Правда, надо отдать справедливость Николаю Павловичу, он не дошел в своей безвкусице до тех унизительных пошлостей, какие поощрялись последними царями, по сороковые и пятидесятые годы свидетельствуют о художественном ущербе наших архитектурных памятников. Сохраняется еще некоторая внешняя величавость форм, но уже нет той внутренней монументальности, которая легко сочетается с изяществом частей, сохраняя силу и устойчивость. В начале царствования еще работали некоторые хорошие зодчие александровской эпохи, например Росси, который создал в 1829–1834 годах Сенат и Синод, соединенные великолепной аркой, Александровский театр, здания Театральной улицы, Публичную библиотеку, Главный штаб и его арку. Но со второй половины тридцатых годов Николай Павлович, мечтая освободиться от эстетических пристрастий старшего брата, решился вступить на свой самостоятельный николаевский путь. Увы! Император Николай I не был гениальным человеком, и его вкус оказался весьма сомнительным и эклектичным. Памятниками такового неоригинального и слабого зодчества являются Большой кремлевский дворец в Москве, сооруженный А. К. Тоном, а также московский храм Спасителя, построенный им в ложном византийско-русском стиле. Этот же архитектор, полюбившийся императору, воздвиг в Петербурге целый ряд скучных храмов. Правда, при Николае был построен все-таки значительный и торжественный Исаакиевский собор, по он строился по проекту Монферана, одобренному еще Александром I.

Но не только отрицательной причиной – дурным вкусом императора – обусловливалось падение петербургского ампира, была и положительная причина. Несмотря на двести лет петербургской монархии, в России не иссякла творческая народная сила. Художественный гений народа, не находя поддержки в официальной государственности и не имея возможности проявить себя в монументальных формах зодчества, стенописи, скульптуры, нашел себя, заявил о себе в творчестве художников слова. Таковыми были прежде всего Пушкин и Гоголь.

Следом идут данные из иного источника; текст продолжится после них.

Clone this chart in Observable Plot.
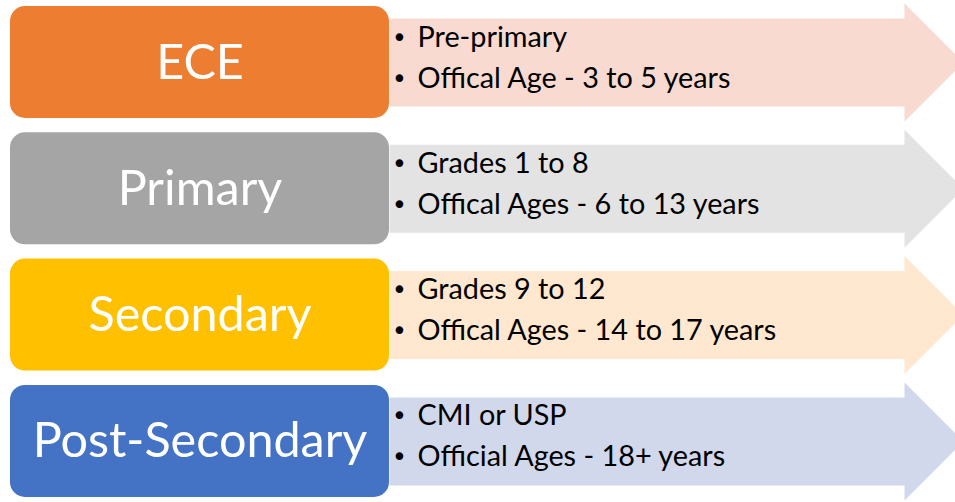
<!DOCTYPE html>
<html>
<head>
<meta charset="utf-8">
<script src="https://cdn.jsdelivr.net/npm/d3@7"></script>
<script src="https://cdn.jsdelivr.net/npm/@observablehq/plot@0.6"></script>
<style>
  html, body { margin: 0; padding: 0; background: #fff; overflow: hidden; }
</style>
</head>
<body>
<div id="chart"></div>
<script>
const stages = ["ECE", "Primary", "Secondary", "Post-Secondary"];
const line1 = ["Pre-primary", "Grades 1 to 8", "Grades 9 to 12", "CMI or USP"];
const line2 = ["Offical Age - 3 to 5 years", "Offical Ages - 6 to 13 years", "Offical Ages - 14 to 17 years", "Official Ages - 18+ years"];
const boxColors = ["#ED7D31", "#A5A5A5", "#FFC000", "#4472C4"];
const arrowColors = ["#F8DAD1", "#E3E3E3", "#FFE8CF", "#D2D8EB"];

const W = 955, H = 502;
const row0 = 62, pitch = 126.3, boxHalf = 56, bodyHalf = 44, headHalf = 59;
const boxX1 = 10, boxX2 = 389, bodyX1 = 389, headX = 904;

const rows = stages.map((s, i) => ({
  i, stage: s, l1: line1[i], l2: line2[i],
  box: boxColors[i], arrow: arrowColors[i], cy: row0 + i * pitch
}));

const arrowPts = rows.flatMap(r => {
  const tipX = headX + headHalf;
  return [
    [bodyX1, r.cy - bodyHalf], [headX, r.cy - bodyHalf], [headX, r.cy - headHalf],
    [tipX, r.cy], [headX, r.cy + headHalf], [headX, r.cy + bodyHalf], [bodyX1, r.cy + bodyHalf]
  ].map(([x, y]) => ({row: r.i, x, y, fill: r.arrow}));
});

const font = "Lato, 'Open Sans', sans-serif";

const chart = Plot.plot({
  width: W, height: H,
  margin: 0,
  x: {domain: [0, W], range: [0, W], axis: null},
  y: {domain: [0, H], range: [0, H], axis: null},
  color: {type: "identity"},
  style: {fontFamily: font, background: "#fff"},
  marks: [
    Plot.line(arrowPts, {x: "x", y: "y", z: "row", fill: "fill", stroke: null, clip: true, curve: "linear"}),
    Plot.rect(rows, {x1: () => boxX1, x2: () => boxX2, y1: d => d.cy - boxHalf, y2: d => d.cy + boxHalf, fill: "box", rx: 15}),
    Plot.text(rows, {x: () => (boxX1 + boxX2) / 2, y: d => d.cy + 16, text: "stage", fill: "#fff", fontSize: 48.5, textAnchor: "middle", lineAnchor: "bottom", fontFamily: font}),
    Plot.text(rows, {x: () => 399, y: d => d.cy - 16, text: () => "•", fill: "#000", fontSize: 26, textAnchor: "middle", lineAnchor: "bottom", fontFamily: "'DejaVu Sans', sans-serif"}),
    Plot.text(rows, {x: () => 399, y: d => d.cy + 25, text: () => "•", fill: "#000", fontSize: 26, textAnchor: "middle", lineAnchor: "bottom", fontFamily: "'DejaVu Sans', sans-serif"}),
    Plot.text(rows, {x: () => 417, y: d => d.cy - 16, text: "l1", fill: "#000", fontSize: 28.8, textAnchor: "start", lineAnchor: "bottom", fontFamily: font}),
    Plot.text(rows, {x: () => 417, y: d => d.cy + 25, text: "l2", fill: "#000", fontSize: 28.8, textAnchor: "start", lineAnchor: "bottom", fontFamily: font})
  ]
});
document.getElementById("chart").appendChild(chart);
</script>
</body>
</html>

Пушкин, понимавший и даже любивший петербургский ампир, был так, однако, огромен в своих замыслах и в своем изумительном даре угадывать народную стихию, что естественно разломал стеснявшие его формы императорского Петербурга. Этот его подвиг освобождения был ему подсказан Ариной Родионовной и теми мужиками сельца Михайловского, речь коих он слушал жадно и умел слушать достойно.

Гоголь завершил дело Пушкина. Он показал, что за величавой и строгой красотой петербургской монархии притаился страшный зверь, что за благообразием усадебного быта скрываются оборотни, «мертвые души», что вся Россия заколдована, что готовится «страшная месть».

И Пушкина, и Гоголя Николай Павлович Романов знал лично. Жуковский, человек «свой», придворный, и милейшая А. О. Россет-Смирнова, тоже «своя», объяснили царю, что Пушкин и Гоголь – два великих художника и что Россия может ими гордиться. Еще в 1826 году в Москве, при первом свидании с Пушкиным, Николай Павлович понял, что этого человека выгоднее держать около трона, чем где-нибудь вдали. Он заставил его представить записку о воспитании. Записка, разумеется, не понравилась, но тем не менее царь облагодетельствовал Пушкина. Он даже сделал поэта камер-юнкером и, напялив на него смешной мундир, указал ему место в толпе будущих царедворцев. Он даже простер свое великодушие до того, что ухаживал непристойно за его женой. «Я ему напомнила о Гоголе, – пишет в своих записках Россет, – он был благосклонен: „У него есть много таланту драматического, но я не прощаю ему выражения и обороты слишком грубые и низкие“. – „Читали вы „Мертвые души“? – спросила я. „Да разве они его? Я думал, что это Соллогуба“. Я советовала их прочесть и заметить те страницы, где выражается глубокое чувство народности и патриотизма“».